In all his work he seeks a better understanding of why people do, and do not, come to faith, and researches and teaches in religion and science, faith and reason, theology and philosophy, the origins of atheism, Christology, and the religious transformations of suffering

  • http://craigvick.wordpress.com Craig Vick

    Definitions are notoriously difficult. We seem to know what a lot of things are without being able to define them. Are you assuming our definition will be in terms of doctrine and practice – that is something like if X does (or doesn’t do) Y or if X believes (or doesn’t believe Z) then X isn’t an Evangelical? How does that compare to what you refer to as the clear definition that the Jews have? I can see where definitions like this would be helpful to seminaries, but I wonder why we would need to make defining ‘evangelical’ the aim of those standards.

  • jehu limma

    Wonderful article! We need definitions, boundaries and commitments to be known as certain kind of people. Or else, we cannot draw a line and define. It is true with not Evangelical but also all groups. Thanks Timothy..

  • DougH

    An excellent article, but one that as a life-long Mormon I find just a bit ironic because the debate over whether Mormons are Christian takes the same questions and bounces them up a level, to the Christian label – just what makes one a Christian, and who gets to decide? As you say, going by self-labels doesn’t work, but telling someone that their personal faith is invalid seems awfully arrogant.

    • Timothy Dalrymple

      I hear you, Doug. I would make a distinction, though, between saying that a religious tradition is not the same as historic Christianity and saying that a person’s personal faith is invalid. Anyway, as you know, this is a long and very complicated question, and any short comment here is likely to be misunderstood, so I won’t get into it. But I understand what you’re saying, truly.

      • DougH

        Certainly I’ll agree that there’s a difference, and Mormons have definitely never claimed to be “mainstream” Christians, far from it.
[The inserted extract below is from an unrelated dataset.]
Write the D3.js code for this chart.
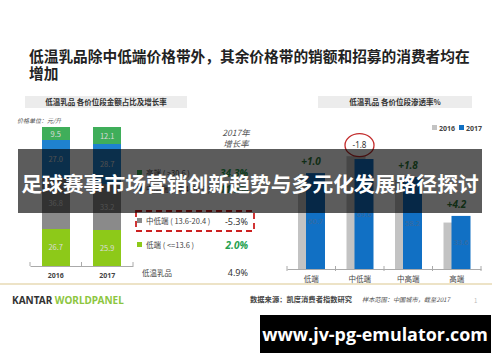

And though I think the issue of who is a Christian is somewhat simpler than you do, I agree that it comes down to the same two issues you raise in this column: just what makes one a Christian/evangelical, and who gets to make that call? It’s a lot easier for churches than for religions, especially churches with a strong hierarchy – you can see the same argument in Judaism over just who is a Jew.

    • Selah

      Doug , ” just what makes one a Christian ? “. I’m going to do a little fishing by asking you: ” Who do you say Jesus is ? “.

      • DougH

        That question just about sums it up. For me personally, if you believe that Jesus is the Son of God and Savior of the World who died and rose on the third day, you’re a Christian. The rest is details – important and historically divisive details, but details nonetheless.

  • Migel

    I’m sorry to read your line, “If my daughter were determined to marry a person of the same sex and she wanted me, in spite of my objections, to offer a private service with some religious elements…boy, it would be tough to say no.” What kind of parent are you?” The “best friends” type against taking a stand for the eternal truth of the Gospel? This IS the problem with emerging evangelicalism. The frog is in the slowly boiling kettle and no one is jumping out.

    • Jeremy Forbing

      He is the kind of parent who loves his child. That is the kind of parent God made him to be. And in a society where children growing up without fathers is an increasing problem, I think having a father who might indulge my wishes out of love while disagreeing with me is a much better problem to have than the ones many other children deal with regarding their parents. Who are you to condemn anyone’s parenting choices, especially when it’s just a hypothetical point in a column? For the followers of a Savior who spent His time with unethical tax collectors and despised prostitutes, washing the feet of sinners, is shunning and shrilly castigating our gay children and brothers and sisters really what we are called to do?